Joel Embiid and Jahlil Okafor May Get More Minutes for 76ers

Written by Kelly Dwyer at YahooSports.com

The Philadelphia 76ers won’t play on Christmas this year because, well, why would they?

The team is still stuck deep within The Process, losers of five straight to begin the season after winning just 47 combined games in the three previous seasons while gathering the sort assets that only losing can provide. The NBA doesn’t usually like to schedule teams boasting a 47-199 record to work on the league’s showcase slate of day and evening games on the holiday, especially the sort of 47-199 team that can start a season 0-5 without a blown synapse in the house. The Sixers, as usual, are playing as expected.

What will improve, reportedly starting on Dec. 26, is the team’s ability to field its best players. “Rookie” center Joel Embiid and scoring pivotman Jahlil Okafor will see their playing time restrictions (currently stuck at around 24 minutes a game) lift following that unofficial demarcation point, placed nearly two months following the start of the 2016-17 season.

Sixers coach Brett Brown, prior to his team’s close loss to the Cavaliers on Saturday evening, confirmed the idea. From Dave McMenamin at ESPN:

“As I understand it, [the minutes] will not escalate until Christmas and then it will only be judged,” Brown said Saturday before the Sixers lost to the Cleveland Cavaliers 102-101. “It may stay the same then, too.”

[…]

“There is always a judgment, a decision in relation to back-to-backs, but as a sort of a cut-off minute restriction, I believe that it’s going to stay at 24 until Christmas,” Brown said. “And then we’ll judge that second third [of the season] after that first third ends.

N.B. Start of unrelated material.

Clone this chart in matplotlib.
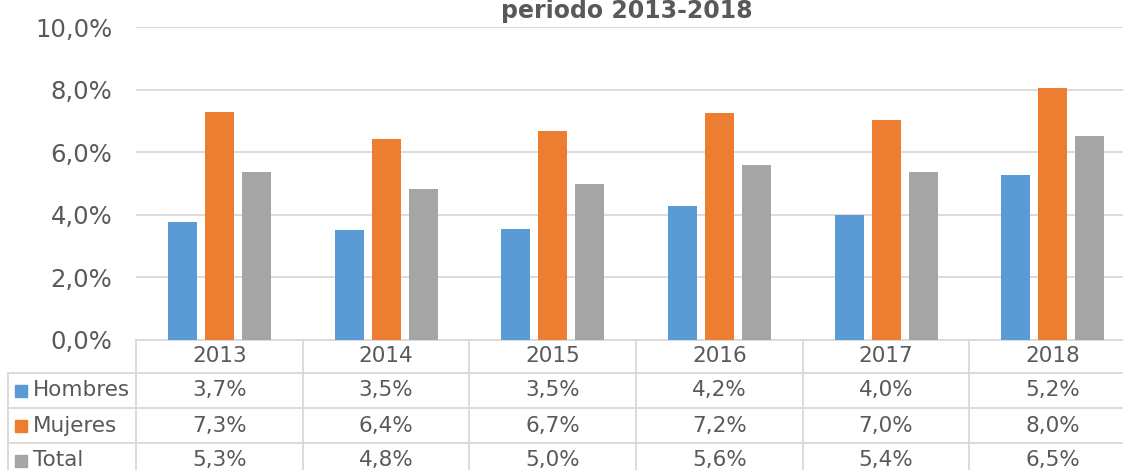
import numpy as np
import matplotlib.pyplot as plt
from matplotlib.ticker import FuncFormatter

years = ['2013', '2014', '2015', '2016', '2017', '2018']
hombres = [3.77, 3.51, 3.54, 4.27, 3.98, 5.26]
mujeres = [7.28, 6.43, 6.68, 7.24, 7.03, 8.05]
total = [5.36, 4.84, 4.98, 5.60, 5.38, 6.53]
labels_h = ['3,7%', '3,5%', '3,5%', '4,2%', '4,0%', '5,2%']
labels_m = ['7,3%', '6,4%', '6,7%', '7,2%', '7,0%', '8,0%']
labels_t = ['5,3%', '4,8%', '5,0%', '5,6%', '5,4%', '6,5%']

series = [('Hombres', hombres, labels_h, '#5B9BD5'),
          ('Mujeres', mujeres, labels_m, '#ED7D31'),
          ('Total', total, labels_t, '#A5A5A5')]

txt = '#595959'
line = '#D9D9D9'

fig = plt.figure(figsize=(11.23, 4.70), dpi=100)
# axes wider than the picture on the right, like the cropped original
ax = fig.add_axes([136/1123, 1 - 340/470, 1000/1123, 313/470])

x = np.arange(len(years))
w = 0.174
step = 0.222
for i, (name, vals, _, col) in enumerate(series):
    ax.bar(x + (i - 1) * step, vals, width=w, color=col, zorder=3)

ax.set_xlim(-0.5, len(years) - 0.5)
ax.set_ylim(0, 10)
ax.set_yticks(np.arange(0, 10.1, 2))
ax.yaxis.set_major_formatter(FuncFormatter(lambda v, p: ('%.1f%%' % v).replace('.', ',')))
ax.tick_params(axis='y', length=0, pad=17, labelsize=17.5, labelcolor=txt)
ax.set_xticks([])
ax.yaxis.grid(True, color=line, linewidth=1.3, zorder=0)
for s in ['top', 'right', 'left']:
    ax.spines[s].set_visible(False)
ax.spines['bottom'].set_color(line)
ax.spines['bottom'].set_linewidth(1.3)

# data table under the axis
tr = ax.get_xaxis_transform()
px = 313.0
col_w = 1000 / 6.0
xl = -0.5 - 128 / col_w
rows_y = [0, -33 / px, -68 / px, -103 / px, -138 / px]
tsize = 15.5

for k in range(len(years) + 1):
    ax.plot([k - 0.5, k - 0.5], [0, rows_y[-1]], color=line, lw=1.3,
            transform=tr, clip_on=False)
ax.plot([xl, xl], [rows_y[1], rows_y[-1]], color=line, lw=1.3,
        transform=tr, clip_on=False)
for yv in rows_y[1:]:
    ax.plot([xl, len(years) - 0.5], [yv, yv], color=line, lw=1.3,
            transform=tr, clip_on=False)

for k, yr in enumerate(years):
    ax.text(k, (rows_y[0] + rows_y[1]) / 2, yr, ha='center', va='center',
            fontsize=tsize, color=txt, transform=tr)

for i, (name, vals, labs, col) in enumerate(series):
    yc = (rows_y[i + 1] + rows_y[i + 2]) / 2
    ax.plot([-0.5 - (136 - 21.5) / col_w], [yc], marker='s', ms=8, color=col,
            linestyle='none', transform=tr, clip_on=False)
    ax.text(-0.5 - (136 - 33) / col_w, yc, name, ha='left', va='center',
            fontsize=tsize, color=txt, transform=tr)
    for k, lab in enumerate(labs):
        ax.text(k, yc, lab, ha='center', va='center', fontsize=tsize,
                color=txt, transform=tr)

fig.text(627 / 1123, 1 - 18 / 470, 'periodo 2013-2018', ha='center',
         va='baseline', fontsize=17, fontweight='bold', color=txt)

fig.savefig('out.png', dpi=100)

We’ll judge that second third accordingly.”

From Jessica Camerato at CSN Philly:

“I think as I watch them and we judge their fitness, I think at times going beyond four five-minute segments is not good for them,” Brett Brown said. “I feel like fatigue sets in given the amount of time that they’ve been able to play and practice, etcetera.”

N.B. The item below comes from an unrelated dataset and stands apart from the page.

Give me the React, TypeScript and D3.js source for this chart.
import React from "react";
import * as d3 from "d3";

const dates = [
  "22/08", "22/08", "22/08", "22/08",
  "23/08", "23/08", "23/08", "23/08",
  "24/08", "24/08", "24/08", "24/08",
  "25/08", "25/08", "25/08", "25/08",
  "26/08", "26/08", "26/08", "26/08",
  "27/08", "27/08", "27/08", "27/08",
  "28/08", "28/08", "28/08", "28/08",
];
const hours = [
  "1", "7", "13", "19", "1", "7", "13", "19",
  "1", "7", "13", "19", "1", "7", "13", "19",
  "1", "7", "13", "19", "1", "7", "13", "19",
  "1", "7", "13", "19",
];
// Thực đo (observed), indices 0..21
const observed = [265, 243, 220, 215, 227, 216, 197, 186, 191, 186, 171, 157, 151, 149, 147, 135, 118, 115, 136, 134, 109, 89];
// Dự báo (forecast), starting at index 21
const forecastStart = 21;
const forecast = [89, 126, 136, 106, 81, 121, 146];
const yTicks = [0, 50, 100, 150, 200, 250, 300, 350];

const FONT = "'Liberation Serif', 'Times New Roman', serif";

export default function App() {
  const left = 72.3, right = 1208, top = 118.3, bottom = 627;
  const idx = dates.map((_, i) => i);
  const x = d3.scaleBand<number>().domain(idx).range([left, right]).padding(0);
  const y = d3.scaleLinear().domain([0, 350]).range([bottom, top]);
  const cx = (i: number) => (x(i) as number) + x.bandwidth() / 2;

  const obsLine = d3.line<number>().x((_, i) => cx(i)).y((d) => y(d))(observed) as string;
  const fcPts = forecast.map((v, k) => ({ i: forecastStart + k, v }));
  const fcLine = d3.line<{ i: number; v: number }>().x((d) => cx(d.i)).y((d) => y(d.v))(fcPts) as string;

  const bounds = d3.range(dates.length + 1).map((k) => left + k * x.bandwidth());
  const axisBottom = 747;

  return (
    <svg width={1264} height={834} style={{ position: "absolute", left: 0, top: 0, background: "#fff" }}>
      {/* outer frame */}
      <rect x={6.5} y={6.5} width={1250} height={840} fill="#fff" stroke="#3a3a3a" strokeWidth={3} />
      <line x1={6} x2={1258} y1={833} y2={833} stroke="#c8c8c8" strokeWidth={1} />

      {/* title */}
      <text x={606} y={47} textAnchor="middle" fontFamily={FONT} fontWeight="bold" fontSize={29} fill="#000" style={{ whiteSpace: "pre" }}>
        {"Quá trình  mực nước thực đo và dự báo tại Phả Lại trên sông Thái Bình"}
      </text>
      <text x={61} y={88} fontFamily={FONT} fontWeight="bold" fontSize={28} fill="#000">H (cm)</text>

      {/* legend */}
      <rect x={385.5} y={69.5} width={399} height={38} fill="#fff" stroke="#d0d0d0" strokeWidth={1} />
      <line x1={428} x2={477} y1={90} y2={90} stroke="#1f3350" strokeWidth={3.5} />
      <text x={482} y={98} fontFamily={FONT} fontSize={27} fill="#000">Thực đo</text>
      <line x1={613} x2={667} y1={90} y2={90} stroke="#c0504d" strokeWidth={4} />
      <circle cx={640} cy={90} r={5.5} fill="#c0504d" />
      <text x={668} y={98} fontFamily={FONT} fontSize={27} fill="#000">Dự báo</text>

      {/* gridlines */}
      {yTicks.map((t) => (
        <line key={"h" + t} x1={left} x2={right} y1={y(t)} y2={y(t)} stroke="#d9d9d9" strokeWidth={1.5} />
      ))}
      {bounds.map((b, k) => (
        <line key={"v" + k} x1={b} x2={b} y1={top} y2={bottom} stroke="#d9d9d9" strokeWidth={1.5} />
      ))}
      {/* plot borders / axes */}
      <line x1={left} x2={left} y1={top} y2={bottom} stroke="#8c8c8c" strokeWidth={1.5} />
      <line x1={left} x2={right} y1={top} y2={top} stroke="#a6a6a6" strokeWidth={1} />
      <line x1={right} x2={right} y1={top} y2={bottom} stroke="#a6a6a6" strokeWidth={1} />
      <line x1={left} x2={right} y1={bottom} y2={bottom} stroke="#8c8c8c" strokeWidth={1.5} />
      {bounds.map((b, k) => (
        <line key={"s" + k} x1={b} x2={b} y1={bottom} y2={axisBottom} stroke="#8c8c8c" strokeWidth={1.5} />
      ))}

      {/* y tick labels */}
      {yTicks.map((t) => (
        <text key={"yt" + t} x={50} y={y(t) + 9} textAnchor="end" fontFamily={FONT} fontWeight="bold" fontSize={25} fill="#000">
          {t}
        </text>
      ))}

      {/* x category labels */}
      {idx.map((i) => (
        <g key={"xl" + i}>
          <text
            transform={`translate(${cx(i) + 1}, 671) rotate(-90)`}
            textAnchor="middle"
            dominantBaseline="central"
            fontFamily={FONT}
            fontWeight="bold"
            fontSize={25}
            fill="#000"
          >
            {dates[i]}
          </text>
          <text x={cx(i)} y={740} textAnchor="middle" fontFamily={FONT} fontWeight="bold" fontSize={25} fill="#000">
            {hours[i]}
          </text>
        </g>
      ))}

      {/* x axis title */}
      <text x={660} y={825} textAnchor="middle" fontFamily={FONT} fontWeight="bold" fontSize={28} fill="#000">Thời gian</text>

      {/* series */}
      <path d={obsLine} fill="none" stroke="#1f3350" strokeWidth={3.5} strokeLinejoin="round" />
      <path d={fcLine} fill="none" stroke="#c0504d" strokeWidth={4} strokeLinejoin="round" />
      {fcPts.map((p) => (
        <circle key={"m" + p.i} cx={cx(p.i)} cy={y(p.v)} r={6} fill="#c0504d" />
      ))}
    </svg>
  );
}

This would be wonderful news for any team, as Embiid clearly looks like a franchise center to begin his career, and Okafor remains an intriguing prospect despite some on and off-court setbacks from 2015-16.

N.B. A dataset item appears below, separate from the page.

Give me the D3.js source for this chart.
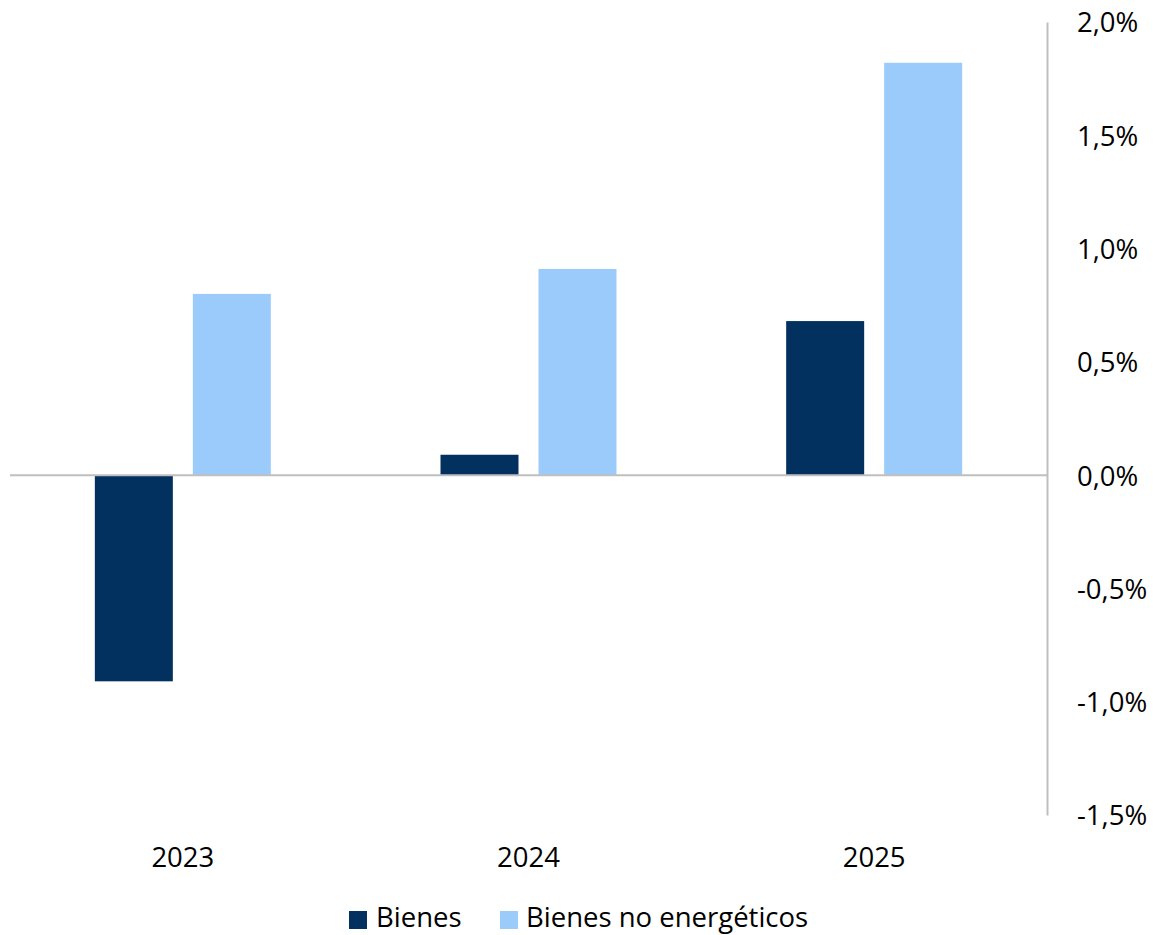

If we’ve learned anything from the myriad significant injuries that can befall pro talents, meniscus tears in the knee and Jones fractures in the foot are certainly worth minding in ways that even ACL tears or (if Paul George is any indication) broken legs are worth fretting over.

Okafor, who slightly tore his right meniscus late in his pockmarked rookie season, is averaging just 19.5 minutes in four games thus far with Philly in 2016-17. He’s averaged 10.5 points and 4.3 rebounds, in work off of the 76ers’ bench.